The Azure Portal is an SPA. And a really large one at that. It consists of multi-million lines of code that let you create, manage and monitor a wide variety of Azure services from Web Apps to SQL Servers to Virtual Machines. Ensuring a really fast page load time is both a necessity and a big challenge.

We targeted it from two points of view

  • the median - to understand what the average user experiences
  • 95th percentile - what's the worst experience that users get after eliminating the outliers.

We set goals for both these and started identifying potential solutions to get us there.

We started by targeting the usual suspects - the size of client-side code downloaded when the page is loaded in a browsser and the amount of network traffic on startup, both the number of network calls and the amount of data transferred in those calls.

Further, we identified which components and services needed to get initialized on startup and which of them could be deferred. This let us make the portal interactable to the user as quickly as possible.

By doing this we have been able to bring down the median for load times to the order of a few seconds.

Here's a screenshot of how long it took me to load the portal on my broadband connection today.

Azure Portal PLT

Ensuring fast and reliable experiences

Every experience in the portal such as Web Apps, Virtual Machines, Cloud Services, SQL Database, etc. is built as an extension to the Azure Portal. This enables the portal to lazy load experiences as and when need and also provides other benefits such as code isolation and flexible release cadences for each experience.

This also brings with it an interesting challenge. How do you ensure that each experience works seemlessly in the portal and in a reliable way. This was one of the key focuses as we made our way to general availability. The bar at 99.9% is high, and we've achieved it. The job's not over yet.

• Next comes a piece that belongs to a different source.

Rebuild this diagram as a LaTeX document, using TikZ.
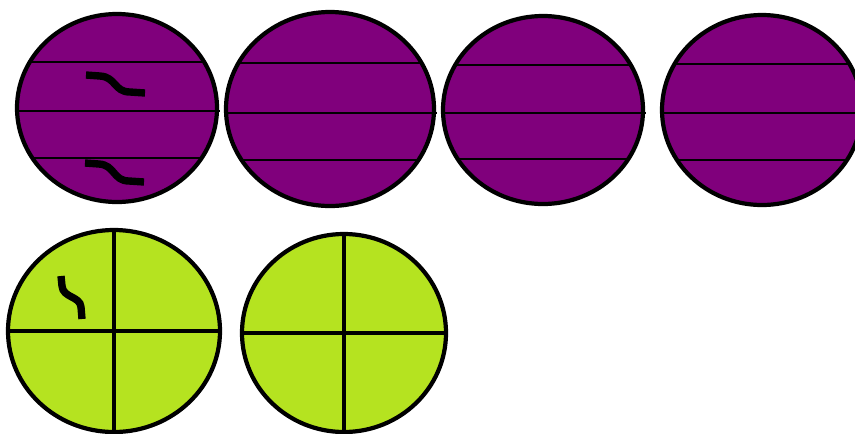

Once you reach this level of reliability, you need to work hard to ensure it stays there. Taking a granular look at the problem, it requires you to have telemetry in all the right places to detect errors, capture as much useful information as possible about them, and most importantly detect regressions. And address them quickly.

What's next

A lot of effort has been put in by the entire Azure Portal team to make the portal a fast, fluid and reliable experience to users. While this is a great start, there's always room for more improvement.